On appeal Moore makes two arguments which are related. At the trial the prosecutor in examining a police officer witness asked the officer to describe a preliminary examination. Defense counsel then objected and requested the trial judge to explain to the jury what a preliminary hearing was. The trial judge correctly advised the jury that a preliminary hearing inquired into the question of whether a crime had been committed and, if so, whether there was probable cause to believe that the defendant committed the crime. On his state appeal and in this habeas corpus action Moore contends that the description by the trial court of the purpose and required findings at a preliminary hearing violated the law of Michigan and impermissibly shifted the burden of proof to the defendant in a manner held unconstitutional by the Supreme Court in In Re Winship, 397 U.S. 358 (1970). Moore also contended and continues to maintain that the failure of his trial counsel to object to the trial court's explanation of the preliminary hearing constituted ineffective assistance of counsel. He also contends that other omissions by his counsel deprived him of the constitutionally guaranteed right to effective counsel.
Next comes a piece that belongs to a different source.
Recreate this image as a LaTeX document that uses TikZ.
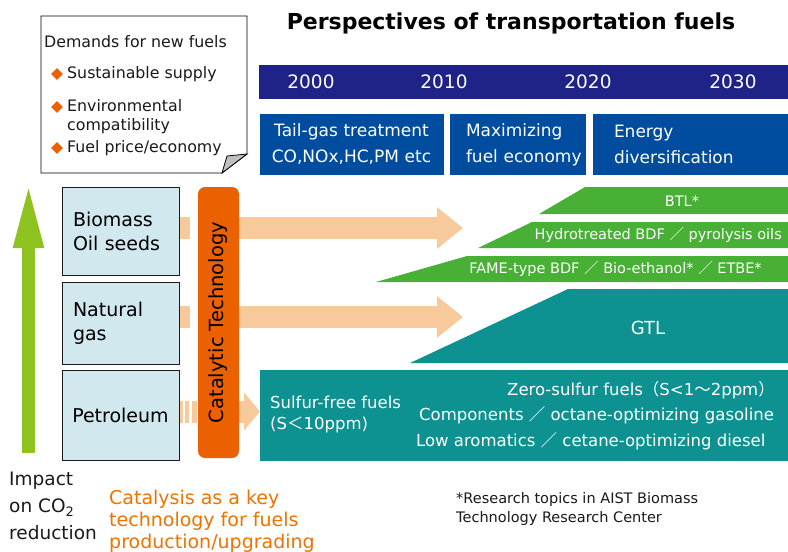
\documentclass[tikz,border=0pt]{standalone}
\usepackage{fontspec}
\setmainfont{DejaVu Sans}
\newfontfamily\cjk{Noto Sans CJK JP}
\usetikzlibrary{arrows.meta,positioning,shapes.geometric}
\definecolor{fuelNavy}{HTML}{1F2287}
\definecolor{fuelBlue}{HTML}{004C9E}
\definecolor{fuelGreen}{HTML}{48B035}
\definecolor{fuelTeal}{HTML}{0E9191}
\definecolor{fuelOrange}{HTML}{EB6100}
\definecolor{fuelPeach}{HTML}{F8C99B}
\definecolor{fuelLime}{HTML}{8DC21F}
\definecolor{fuelIce}{HTML}{D0E8EE}
\definecolor{fuelText}{HTML}{EE7300}
\definecolor{fuelInk}{HTML}{1A1A1A}
\newcommand{\fsz}[2]{\fontsize{#1}{#2}\selectfont}

\begin{document}
\begin{tikzpicture}[x=1pt,y=-1pt,>=Latex,line join=miter]
\useasboundingbox[fill=white] (0,0) rectangle (788,552);
\tikzset{src/.style={draw=fuelInk,fill=fuelIce,line width=1pt,minimum width=117pt,inner sep=0pt,text width=95pt,align=left,font=\fsz{19}{24}},goal/.style={fill=fuelBlue,text=white,minimum height=61pt,inner sep=0pt,font=\fsz{17}{26}},year/.style={text=white,font=\fsz{18.5}{22}},feed/.style={draw=fuelPeach,line width=22pt,-{Triangle[length=26pt,width=40pt]}},bartext/.style={text=white,font=\fsz{14.5}{17},inner sep=0pt},tealtext/.style={text=white,font=\fsz{16.5}{21},inner sep=0pt,align=left},notetext/.style={anchor=west,text=fuelInk,font=\fsz{15.8}{19},inner sep=0pt,align=left},bullet/.style={diamond,fill=fuelOrange,minimum size=12pt,inner sep=0pt}}
\node[font=\bfseries\fsz{22}{26}] (title) at (511,23) {Perspectives of transportation fuels};
\draw[fill=white,line width=0.8pt] (41,16) -- (247,16) -- (247,154) -- (222,173) -- (41,173) -- cycle;
\draw[fill=black!25,line width=0.8pt] (222,173) -- (227,156) -- (247,154) -- cycle;
\node[notetext] (demand) at (44,42) {Demands for new fuels};
\node[bullet] (b1) at (57,74) {}; \node[notetext] (supply) at (67,74) {Sustainable supply};
\node[bullet] (b2) at (57,107) {}; \node[notetext] (envir) at (67,116.5) {Environmental\\compatibility};
\node[bullet] (b3) at (57,148) {}; \node[notetext] (price) at (67,148) {Fuel price/economy};
\coordinate (co2base) at (28.5,453); \coordinate (co2top) at (28.5,181);
\draw[draw=fuelLime,line width=13pt,-{Triangle[length=67pt,width=27pt]}] (co2base) -- (co2top);
\node[src,minimum height=88pt] (bio) at (120.5,231) {Biomass\\Oil seeds};
\node[src,minimum height=82pt] (gas) at (120.5,323) {Natural\\gas};
\node[src,minimum height=90pt,text width=105pt,align=center] (oil) at (120.5,415) {Petroleum};
\path[fill=fuelNavy] (259,65) rectangle (788,99);
\node[year] (y2000) at (311,82) {2000}; \node[year] (y2010) at (444,82) {2010}; \node[year] (y2020) at (588,82) {2020}; \node[year] (y2030) at (733,82) {2030};
\node[goal,minimum width=184pt,text width=184pt,align=center] (tail) at (351.5,144.5) {Tail-gas treatment\\CO,NOx,HC,PM etc};
\node[goal,minimum width=136pt,text width=104pt,align=left] (econ) at (518,144.5) {Maximizing\\\mbox{fuel economy}};
\node[goal,minimum width=195.5pt,text width=152.5pt,align=left] (energy) at (690.25,144.5) {Energy\\diversification};
\path[fill=fuelGreen] (585,187) -- (788,187) -- (788,214) -- (539,214) -- cycle;
\path[fill=fuelGreen] (532,222) -- (788,222) -- (788,248) -- (478,248) -- cycle;
\path[fill=fuelGreen] (467,256) -- (788,256) -- (788,282) -- (376,282) -- cycle;
\path[fill=fuelTeal] (568,289) -- (788,289) -- (788,363) -- (410,363) -- cycle;
\path[fill=fuelTeal] (260,370) rectangle (788,461);
\node[bartext] (btl) at (682,201) {BTL*};
\node[bartext,anchor=east] (hydro) at (782,235) {Hydrotreated BDF {\cjk ／} pyrolysis oils};
\node[bartext] (fame) at (615.5,269) {FAME-type BDF {\cjk ／} Bio-ethanol* {\cjk ／} ETBE*};
\node[bartext,font=\fsz{18}{20}] (gtl) at (648,328) {GTL};
\coordinate (bioend) at (463,228); \coordinate (gasend) at (463,317); \coordinate (oilend) at (260,411.5);
\draw[feed,dash pattern=on 10pt off 8pt on 400pt] (bio.east |- bioend) -- (bioend);
\draw[feed,dash pattern=on 10pt off 8pt on 400pt] (gas.east |- gasend) -- (gasend);
\draw[feed,-{Triangle[length=16pt,width=37pt]},dash pattern=on 3pt off 2pt on 4pt off 3pt on 5pt off 2pt on 200pt] (oil.east |- oilend) -- (oilend);
\node[rotate=90,fill=fuelOrange,rounded corners=7pt,minimum width=271pt,minimum height=41pt,inner sep=0pt,font=\fsz{19.5}{22}] (cat) at (218.5,322.5) {Catalytic Technology};
\node[tealtext,anchor=west] (sfree) at (270,414.5) {Sulfur-free fuels\\(S{\cjk ＜}10ppm)};
\node[tealtext,anchor=east] (zero) at (775,390) {Zero-sulfur fuels{\cjk （}S<1{\cjk ～}2ppm{\cjk ）}};
\node[tealtext,anchor=west] (comp) at (419,415) {Components {\cjk ／} octane-optimizing gasoline};
\node[tealtext,anchor=west] (arom) at (416,441) {Low aromatics {\cjk ／} cetane-optimizing diesel};
\node[anchor=west,align=left,inner sep=0pt,text=fuelInk,font=\fsz{18.5}{27}] (impact) at (9,506) {Impact\\on CO\textsubscript{2}\\reduction};
\node[anchor=west,align=left,inner sep=0pt,text=fuelText,font=\fsz{19}{22}] (key) at (109,521) {Catalysis as a key\\technology for fuels\\production/upgrading};
\node[anchor=west,align=left,inner sep=0pt,text=fuelInk,font=\fsz{14.5}{19}] (footnote) at (456,509) {*Research topics in AIST Biomass\\Technology Research Center};
\end{tikzpicture}
\end{document}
Upon consideration of the briefs and oral arguments of counsel together with the record on appeal, this court concludes that the statement of the trial judge did not impermissibly shift the burden of proof to the defendant. There was nothing in the statement which would have left the jury with the impression that in order to convict Moore it could rely on anything less than proof beyond a reasonable doubt. The mere fact that the jury knew that a finding of probable cause was equired to hold a person for trial did nothing to dilute the clearly stated doctrine of presumption of innocence and the requirement for conviction of proof beyond a reasonable doubt. In this habeas corpus proceeding it is irrelevent that Michigan courts had earlier held the divulgence of such information improper. The Michigan Court of Appeals and the Michigan Supreme Court had ample opportunity in the appeals of Moore's conviction to determine whether the brief episode during his trial now relied upon violated Michigan law. Neither of these appellate courts saw fit to reverse the conviction on the basis of a violation of state law.

We have examined the performance of Moore's trial counsel and his appellate counsel in the state courts in light of the standards set forth by the Supreme Court of the United States in Strickland v. Washington, 104 S. Ct. 2052 (1984), and have determined that Moore was not denied effective assistance of counsel.

The judgment of the district court is affirmed.